Ms. Greene, back in England have any of the unsuspecting participants that have been exposed live, have they surprisingly freaked out, like run away from the camera?
Siobhan Greene: I mean, in the moment everybody’s just shocked. You know, when it’s happening to you, you probably can’t believe it. It must be very surreal. But, no, everybody’s taking it, because there’s a decency of spirit with everything. So we’re never laughing at. We’re laughing with.

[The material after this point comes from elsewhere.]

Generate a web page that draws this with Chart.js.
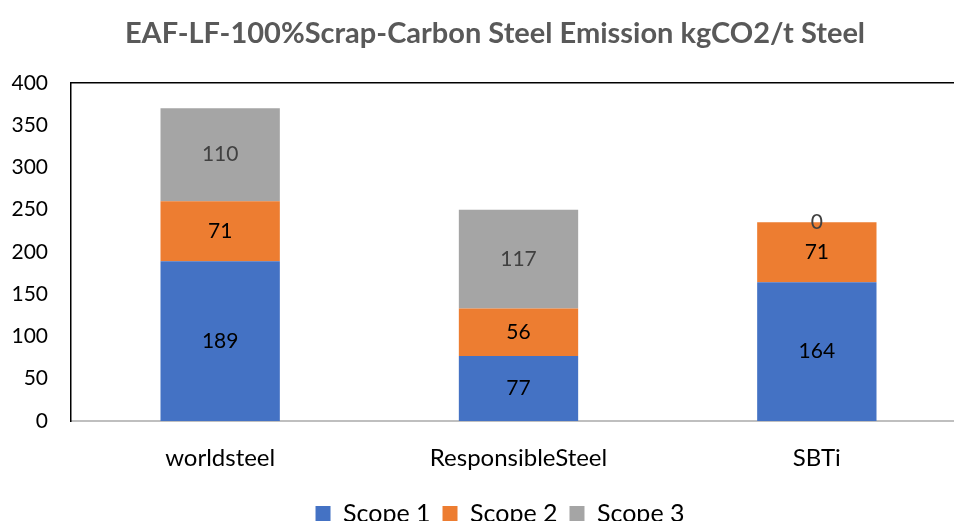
<!DOCTYPE html>
<html>
<head>
<meta charset="utf-8">
<script src="https://cdn.jsdelivr.net/npm/chart.js@4/dist/chart.umd.min.js"></script>
<style>
  html, body { margin: 0; padding: 0; background: #fff; overflow: hidden; }
  #wrap { width: 1000px; height: 540px; }
</style>
</head>
<body>
<div id="wrap"><canvas id="emChart" width="1000" height="540"></canvas></div>
<script>
var categories = ["worldsteel", "ResponsibleSteel", "SBTi"];
var scope1 = [189, 77, 164];
var scope2 = [71, 56, 71];
var scope3 = [110, 117, 0];
var yTicks = [0, 50, 100, 150, 200, 250, 300, 350, 400];

var FONT = "Lato, 'Open Sans', sans-serif";

// draws the value in the middle of each bar segment
var valueLabels = {
  id: 'valueLabels',
  afterDatasetsDraw: function(chart) {
    var ctx = chart.ctx;
    ctx.save();
    ctx.font = "21px " + FONT;
    ctx.textAlign = 'center';
    ctx.textBaseline = 'middle';
    chart.data.datasets.forEach(function(ds, i) {
      var meta = chart.getDatasetMeta(i);
      meta.data.forEach(function(bar, j) {
        var y = (bar.y + bar.base) / 2;
        ctx.fillStyle = ds.labelColor;
        ctx.fillText(String(ds.data[j]), bar.x, y);
      });
    });
    ctx.restore();
  }
};

// black top border of the plot area
var topBorder = {
  id: 'topBorder',
  afterDraw: function(chart) {
    var a = chart.chartArea, ctx = chart.ctx;
    ctx.save();
    ctx.strokeStyle = '#000';
    ctx.lineWidth = 1.5;
    ctx.beginPath();
    ctx.moveTo(a.left, a.top);
    ctx.lineTo(a.right + 20, a.top);
    ctx.stroke();
    ctx.restore();
  }
};

// the plot runs past the right edge, so nudge title/legend to stay centred on the page
var centreShift = {
  id: 'centreShift',
  afterLayout: function(chart) {
    if (chart.titleBlock) { chart.titleBlock.left += 12; chart.titleBlock.right += 12; }
    if (chart.legend) { chart.legend.left += 17; chart.legend.right += 17; }
  }
};

new Chart(document.getElementById('emChart'), {
  type: 'bar',
  data: {
    labels: categories,
    datasets: [
      { label: 'Scope 1', data: scope1, backgroundColor: '#4472C4', labelColor: '#000' },
      { label: 'Scope 2', data: scope2, backgroundColor: '#ED7D31', labelColor: '#000' },
      { label: 'Scope 3', data: scope3, backgroundColor: '#A5A5A5', labelColor: '#404040' }
    ]
  },
  plugins: [valueLabels, topBorder, centreShift],
  options: {
    responsive: false,
    animation: false,
    layout: { padding: { left: 0, right: 34, bottom: 4 } },
    datasets: { bar: { barPercentage: 0.4, categoryPercentage: 1.0 } },
    plugins: {
      title: {
        display: true,
        text: 'EAF-LF-100%Scrap-Carbon Steel Emission kgCO2/t Steel',
        color: '#595959',
        font: { family: FONT, size: 29, weight: 'bold' },
        padding: { top: 16, bottom: 32 }
      },
      legend: {
        position: 'bottom',
        labels: {
          color: '#000',
          font: { family: FONT, size: 25 },
          boxWidth: 15,
          boxHeight: 15,
          padding: 12
        }
      },
      tooltip: { enabled: false }
    },
    scales: {
      x: {
        stacked: true,
        grid: { display: false, drawTicks: false },
        border: { color: '#BFBFBF', width: 2 },
        ticks: { color: '#000', font: { family: FONT, size: 24 }, padding: 23 },
        afterFit: function(axis) { axis.height = 68; }
      },
      y: {
        stacked: true,
        min: 0,
        max: 400,
        afterBuildTicks: function(axis) {
          axis.ticks = yTicks.map(function(v) { return { value: v }; });
        },
        grid: { display: false, drawTicks: false },
        border: { color: '#000', width: 1.5 },
        ticks: { color: '#000', font: { family: FONT, size: 21 }, padding: 23 },
        afterFit: function(axis) { axis.width = 71; }
      }
    }
  }
});
</script>
</body>
</html>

So nobody’s wet their pants or anything?
Neil Patrick Harris: No one’s wet their pants. Not yet. But that’s the important thing, I think. I’ve been very conscious in the live comedy that I’ve done to try and not be mean-spirited. I don’t think it’s fun in an award show environment especially to take someone who performed in a movie two years ago and now they’re…or on a TV show and now they’re sitting there dressed up, nervous whether they’re going to win or not, to sort of take potshots at them because they’re an easy target. So I want the audience to be a part of this show. I want the celebrities that are involved to enjoy the experience that we’re, yes, laughing with and enjoying it together. Because we have, like, big celebrity people that are going to be part of the show. And we have a guest announcer every week who will be in the back of the audience, in their own little booth, and they are the ones that do the throws to commercials and coming-up-nexts. And our first one is… she’s going to be great, and I’m not supposed to say who it is. But it rhymes with Peace Mithertroon.